Sometimes it is confused with Iris leptophylla (in Iris subg. Scorpiris).

It has a rhizome covered in bristly fibres. It is similar in form to the roots of Hemerocallis. It reaches a height of 10–30 cm tall.

It has 3–7 flowers per stem, in the summer, June in the UK. which are approximately 4–5 cm in diameter.
They come in a range of colours between pale bluish lavender and deep reddish purple.
The perianth tube measures 3.5–5 cm. The falls are up to 3.5 cm long. The blade has an orange-yellow central ridge that becomes white or purple at the apex. It has a whitish claw with purple veins.

The leaves reach up to 30 cm at flowering time and then grow up to 45–60 cm tall later, growing to longer than the flowering stem. The strongly ribbed leaves can be 2–8 mm wide.

Iris decora was found in 1832 on grassy hillsides on plateaus, open stony pastures, and cliffs at 2800–3100 m above sea level. It can be found in the Himalayas from Kashmir to China. In Sichuan, Xizang (Tibet), Yunnan, Bhutan, N India and Nepal of the Western Central Himalayas.

A white-flowered form from Yunnan region has been described as Iris decora var. leucantha by D. Dong & Y. T. Zhao (Bull. Bot. Res., Harbin 18: 150.) in 1998.

==Iris colletti==
It was found in 1909, in North Burma, Thailand, Tibet and the province of Yunnan and Sichuan (in China).

It was named after Sir Henry Collett (1836–1901), who collected plants in most of those regions.

It has been found growing in various habitats, including wood edges, clearings, shrubby areas, and sunny grasslands.

It can grow at altitudes of up to 3400 m above sea level.
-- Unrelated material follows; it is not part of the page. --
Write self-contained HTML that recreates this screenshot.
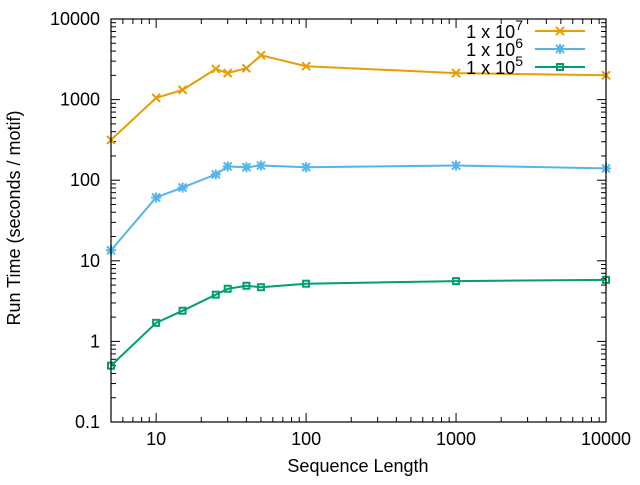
<!DOCTYPE html>
<html><head><meta charset="utf-8"><style>
body{margin:0;background:#fff;}
svg text{font-family:"Liberation Sans",sans-serif;font-size:18px;fill:#000;}
</style></head><body>
<svg id="chart" width="640" height="480">
<rect x="0" y="0" width="640" height="480" fill="#fff"/>
<g id="grid"></g>
<g id="series"></g>
<rect x="111" y="19" width="495" height="403" fill="none" stroke="#000" stroke-width="1.2"/>
<text x="20" y="218" text-anchor="middle" transform="rotate(-90 20 218)">Run Time (seconds / motif)</text>
<text x="358" y="472" text-anchor="middle">Sequence Length</text>
<g>
<text x="523" y="38" text-anchor="end">1 x 10<tspan dy="-8" font-size="14">7</tspan></text>
<text x="523" y="56" text-anchor="end">1 x 10<tspan dy="-8" font-size="14">6</tspan></text>
<text x="523" y="74" text-anchor="end">1 x 10<tspan dy="-8" font-size="14">5</tspan></text>
</g>
</svg>
<script>
const xValues=[5,10,15,25,30,40,50,100,1000,10000];
const series1e7=[316,1050,1320,2400,2130,2450,3550,2600,2130,2000];
const series1e6=[13.5,61,81,118,148,145,152,145,152,140];
const series1e5=[0.5,1.7,2.4,3.8,4.5,4.9,4.7,5.2,5.6,5.8];
const yTicks=[0.1,1,10,100,1000,10000];
const yTickLabels=["0.1","1","10","100","1000","10000"];
const xTicks=[10,100,1000,10000];
const xTickLabels=["10","100","1000","10000"];
const NS="http://www.w3.org/2000/svg";
const L=111,R=606,T=19,B=422;
function xs(v){return L+(Math.log10(v)-Math.log10(5))/(4-Math.log10(5))*(R-L);}
function ys(v){return B-(Math.log10(v)+1)/5*(B-T);}
function mk(tag,attrs,parent){const e=document.createElementNS(NS,tag);for(const k in attrs)e.setAttribute(k,attrs[k]);parent.appendChild(e);return e;}
const grid=document.getElementById('grid');
const ser=document.getElementById('series');
const svg=document.getElementById('chart');
yTicks.forEach((v,i)=>{
  const y=ys(v);
  let t=mk('line',{x1:L,x2:L+9,y1:y,y2:y,stroke:'#000'},grid);
  
  
  t=mk('line',{x1:R-9,x2:R,y1:y,y2:y,stroke:'#000'},grid);
  
  
  const tx=mk('text',{x:100,y:y+6,'text-anchor':'end'},svg);
  tx.textContent=yTickLabels[i];
  
  
  if(i<yTicks.length-1){for(let m=2;m<10;m++){const yy=ys(v*m);
    let a=mk('line',{x1:L,x2:L+5,y1:yy,y2:yy,stroke:'#000'},grid);
    
    
    a=mk('line',{x1:R-5,x2:R,y1:yy,y2:yy,stroke:'#000'},grid);
    
    }}
});
xTicks.forEach((v,i)=>{
  const x=xs(v);
  let t=mk('line',{x1:x,x2:x,y1:B,y2:B-9,stroke:'#000'},grid);
  
  
  t=mk('line',{x1:x,x2:x,y1:T,y2:T+9,stroke:'#000'},grid);
  
  
  const tx=mk('text',{x:x,y:445,'text-anchor':'middle'},svg);
  tx.textContent=xTickLabels[i];
  
  
});
[6,7,8,9,20,30,40,50,60,70,80,90,200,300,400,500,600,700,800,900,2000,3000,4000,5000,6000,7000,8000,9000].forEach(v=>{
  const x=xs(v);
  let a=mk('line',{x1:x,x2:x,y1:B,y2:B-5,stroke:'#000'},grid);
  
  
  a=mk('line',{x1:x,x2:x,y1:T,y2:T+5,stroke:'#000'},grid);
  
  
});
function marker(type,x,y,c,g){
  if(type==='x'){
    mk('path',{d:`M${x-4},${y-4}L${x+4},${y+4}M${x-4},${y+4}L${x+4},${y-4}`,stroke:c,'stroke-width':2,fill:'none'},g);
  }else if(type==='star'){
    mk('path',{d:`M${x-4},${y-4}L${x+4},${y+4}M${x-4},${y+4}L${x+4},${y-4}M${x-5},${y}L${x+5},${y}M${x},${y-5}L${x},${y+5}`,stroke:c,'stroke-width':2,fill:'none'},g);
  }else{
    mk('rect',{x:x-3,y:y-3,width:6,height:6,stroke:c,'stroke-width':2,fill:'none'},g);
  }
}
function drawSeries(vals,color,type,name,ly){
  const g=mk('g',{},ser);
  
  
  const pts=vals.map((v,i)=>xs(xValues[i]).toFixed(1)+','+ys(v).toFixed(1)).join(' ');
  const pl=mk('polyline',{points:pts,fill:'none',stroke:color,'stroke-width':2},g);
  
  
  vals.forEach((v,i)=>marker(type,xs(xValues[i]),ys(v),color,g));
  const lg=mk('g',{},svg);
  
  
  mk('line',{x1:535,x2:585,y1:ly,y2:ly,stroke:color,'stroke-width':2},lg);
  marker(type,560,ly,color,lg);
}
drawSeries(series1e7,'#e69f00','x','series-1e7',31);
drawSeries(series1e6,'#56b4e9','star','series-1e6',49);
drawSeries(series1e5,'#009e73','sq','series-1e5',67);
</script>
</body></html>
It has 3–7 lilac-blue flowers on a 5–15 cm tall stem. The flower has a very long neck, similar to a crocus. It generally flowers in May – June. The flower has an orange caterpillar-like beard on the midrib. It also has ribbed, grey-green leaves which extend after blooming up to 10–20 cm.

Two hybrids have been found: Iris collettii var. collettii and Iris collettii var. acaulis.
Iris collettii var. acaulis (Noltie) was described in New Plantsman (magazine) in 1995. It was found at 2200–3700 m above sea level, in the provinces of Sichuan and Yunnan in China.

==Iris staintonii==
Originally found in 1974 in Nepal. It normally has a single mauve flower (about 3 cm) with bearded fall and is marked with white. It is deemed a rare plant in Nepal.
It was first published by Kanesuke Hara in Journal of Japanese Botany in 1974.

It was given to Kew Gardens by an Oxford University team in 1992.
Other mentions.
- Hara, H. et al. 1978–1982. An enumeration of the flowering plants of Nepal.
- Mathew, B. 1981. The Iris. 134.

==Iris barbatula==
A recent discovery, it was described by Henry John Noltie and K.Y.Guan in 1995 in the New Plantsman 2: 137, and was collected from N.W. Yunnan. It has been found in open grassy areas and forest clearings, and found on grassy plateaus at 2400–3600 m above sea level.
It has three long-tubed purple to dark-violet flowers, which are about 5 cm across, and has a short subterranean stem. Unusually, it also has a fimbriate (fringed), almost beard-like crest. It flowers between May and July. It has leaves that grow 9–19 cm tall and 2–5 mm wide.
It tends to form small clumps of bulbs after several years.